Pilkington Prize winners 2019

Professor Simone Teufel has been awarded a Pilkington Prize for delivering outstanding teaching.

Simone Teufel is Professor in Information and Language, in the Natural Language research group at the Department of Computer Science and Technology.

Those awarding the Prize gave the following statement on Professor Teufel as a "highly gifted and committed teacher":

"Professor Teufel was the main author of the Computer Science Part 1A Machine Learning for Real World Data course which ran for the first time in 2017. She created the syllabus, designed the practicals, oversaw the creation of the software and developed most of the lecturing material...

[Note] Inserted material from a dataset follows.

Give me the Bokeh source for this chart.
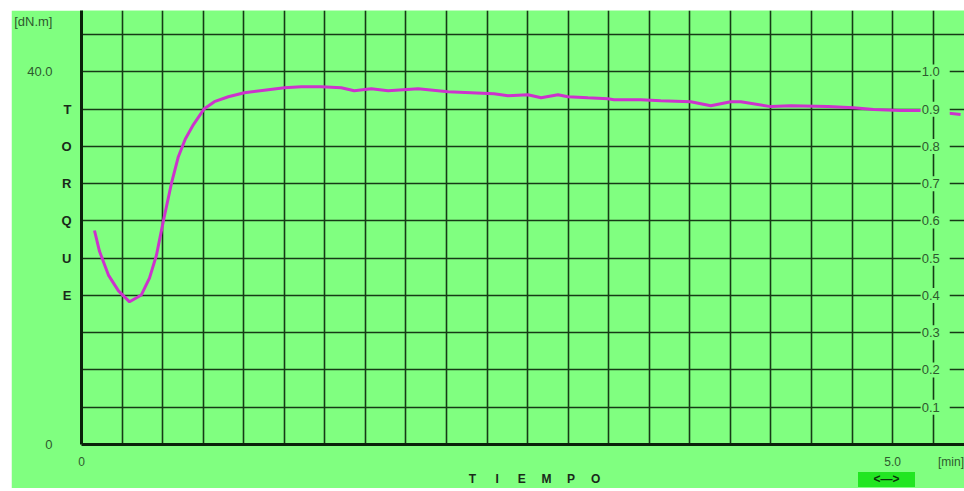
from bokeh.plotting import figure
from bokeh.models import (LinearAxis, Range1d, FixedTicker, SingleIntervalTicker,
                          ColumnDataSource, Div)
from bokeh.layouts import column
from bokeh.core.properties import value
from bokeh.embed import file_html
from bokeh.resources import INLINE

# ---- data ----
time_min = [0.080, 0.111, 0.166, 0.228, 0.296, 0.369, 0.419, 0.462, 0.505, 0.554,
            0.597, 0.640, 0.690, 0.757, 0.819, 0.905, 1.004, 1.151, 1.250, 1.355,
            1.478, 1.601, 1.681, 1.786, 1.890, 2.075, 2.260, 2.401, 2.543, 2.629,
            2.752, 2.833, 2.937, 2.999, 3.122, 3.245, 3.282, 3.448, 3.571, 3.756,
            3.879, 4.002, 4.064, 4.249, 4.372, 4.600, 4.760, 4.883, 5.049, 5.203,
            5.419]
torque_dnm = [22.98, 20.74, 18.19, 16.49, 15.32, 16.06, 17.87, 20.32, 24.04, 28.00,
              30.90, 32.80, 34.35, 36.06, 36.81, 37.34, 37.77, 38.09, 38.30, 38.40,
              38.40, 38.30, 37.98, 38.19, 37.98, 38.19, 37.87, 37.77, 37.66, 37.45,
              37.55, 37.23, 37.55, 37.34, 37.23, 37.13, 37.02, 37.02, 36.91, 36.81,
              36.38, 36.81, 36.81, 36.28, 36.38, 36.28, 36.17, 35.96, 35.85, 35.85,
              35.43]

left_ticks = [0, 40, 45.4]
left_labels = ["0", "40.0", "[dN.m]"]
torque_letter_ticks = [36, 32, 28, 24, 20, 16]
torque_letters = ["T", "O", "R", "Q", "U", "E"]
x_ticks = [0, 5.0, 5.36]
x_labels = ["0", "5.0", "[min]"]
tiempo_letters = ["T", "I", "E", "M", "P", "O"]
ratio_ticks = [0.1, 0.2, 0.3, 0.4, 0.5, 0.6, 0.7, 0.8, 0.9, 1.0]
ratio_labels = ["0.1", "0.2", "0.3", "0.4", "0.5", "0.6", "0.7", "0.8", "0.9", "1.0"]
button_text = "<\u2014>"

# ---- style ----
GREEN = "#80ff80"
GRID = "#163a16"
AXIS = "#0a220a"
LABEL = "#2e5a2e"
CURVE = "#cc33cc"
FONT = "Liberation Sans"
X_MAX = 5.443
Y_MAX = 46.6
TORQUE_FOR_RATIO_1 = 40.0
RIGHT_AXIS_AT = 5.25
tiempo_start, tiempo_step = 2.41, 0.152
tiempo_ticks = [tiempo_start + tiempo_step * i for i in range(len(tiempo_letters))]

p = figure(width=953, height=478, x_range=Range1d(0, X_MAX), y_range=Range1d(0, Y_MAX),
           output_backend="svg", toolbar_location=None,
           min_border_left=69, min_border_right=0, min_border_top=0, min_border_bottom=40,
           background_fill_color=GREEN, border_fill_color=GREEN, outline_line_color=None)
p.margin = (10, 0, 0, 11)
p.extra_y_ranges = {"ratio": Range1d(0, Y_MAX / TORQUE_FOR_RATIO_1)}

# grids
p.xgrid[0].ticker = SingleIntervalTicker(interval=0.25)
p.ygrid[0].ticker = SingleIntervalTicker(interval=4)
for g in (p.xgrid[0], p.ygrid[0]):
    g.grid_line_color = GRID
    g.grid_line_width = 1.6

def style_axis(ax, size, bold, color, standoff, line=True):
    ax.major_tick_line_color = None
    ax.minor_tick_line_color = None
    ax.major_tick_out = 0
    ax.major_tick_in = 0
    ax.minor_tick_out = 0
    ax.major_label_text_font = FONT
    ax.major_label_text_font_size = size
    ax.major_label_text_font_style = "bold" if bold else "normal"
    ax.major_label_text_color = color
    ax.major_label_standoff = standoff
    if line:
        ax.axis_line_color = AXIS
        ax.axis_line_width = 3
    else:
        ax.axis_line_color = None

# left: TORQUE letters (closest), then numbers
ya = p.yaxis[0]
ya.ticker = FixedTicker(ticks=torque_letter_ticks)
ya.major_label_overrides = dict(zip(torque_letter_ticks, torque_letters))
style_axis(ya, "13px", True, "#1a2a1a", 10)

ynum = LinearAxis(ticker=FixedTicker(ticks=left_ticks),
                  major_label_overrides=dict(zip(left_ticks, left_labels)))
style_axis(ynum, "13px", False, LABEL, 6, line=False)
p.add_layout(ynum, "left")

# bottom: numbers, then TIEMPO letters
xa = p.xaxis[0]
xa.ticker = FixedTicker(ticks=x_ticks)
xa.major_label_overrides = dict(zip(x_ticks, x_labels))
style_axis(xa, "12px", False, LABEL, 10)

xt = LinearAxis(ticker=FixedTicker(ticks=tiempo_ticks),
                major_label_overrides=dict(zip(tiempo_ticks, tiempo_letters)))
style_axis(xt, "12px", True, "#1a2a1a", 0, line=False)
p.add_layout(xt, "below")

# curve
p.line(time_min, torque_dnm, line_color=CURVE, line_width=3)

# right ratio scale drawn inside plot
src = ColumnDataSource(dict(x=[RIGHT_AXIS_AT] * len(ratio_ticks), y=ratio_ticks, text=ratio_labels))
p.text(x="x", y="y", text="text", source=src, y_range_name="ratio",
       text_align="center", text_baseline="middle", text_font=value(FONT),
       text_font_size="13px", text_color=LABEL, x_offset=2,
       background_fill_color=GREEN, padding=dict(left=1, right=10, top=3, bottom=3))

# scroll button under the plot, overlapping the bottom strip
btn = Div(text=button_text, width=57, height=15, margin=(-16, 0, 0, 858),
          styles={"background-color": "#22e622", "color": "#0a300a",
                  "font-family": FONT, "font-size": "12px", "font-weight": "bold",
                  "text-align": "center", "line-height": "15px"})

layout = column(p, btn)
open("out.html", "w").write(file_html(layout, INLINE))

Professor Teufel has created an exceptionally innovative course, from its design and content through to its mode of delivery: we are not aware of anything similar anywhere else in the world. Her course has been enthusiastically received by students and was key to the Department’s successful expansion of its first-year undergraduate teaching and restructuring of the Tripos to deliver more practical experience."

Pilkington Prizes are awarded annually to teaching staff for their outstanding quality and approach to teaching. The awards were initiated by Sir Alastair Pilkington who believed that the quality of teaching was crucial to the University’s success. The Pilkington Prizes for 2019 were awarded at Girton College on 25th June.

Professor Teufel was awarded her first degree from the University of Stuttgart, and obtained a PhD from the University of Edinburgh. She joined the University of Cambridge as a lecturer in 2001, and became a professor in 2017. Her research involves text understanding or text mining, summarisation and search from scientific articles or from language learner texts.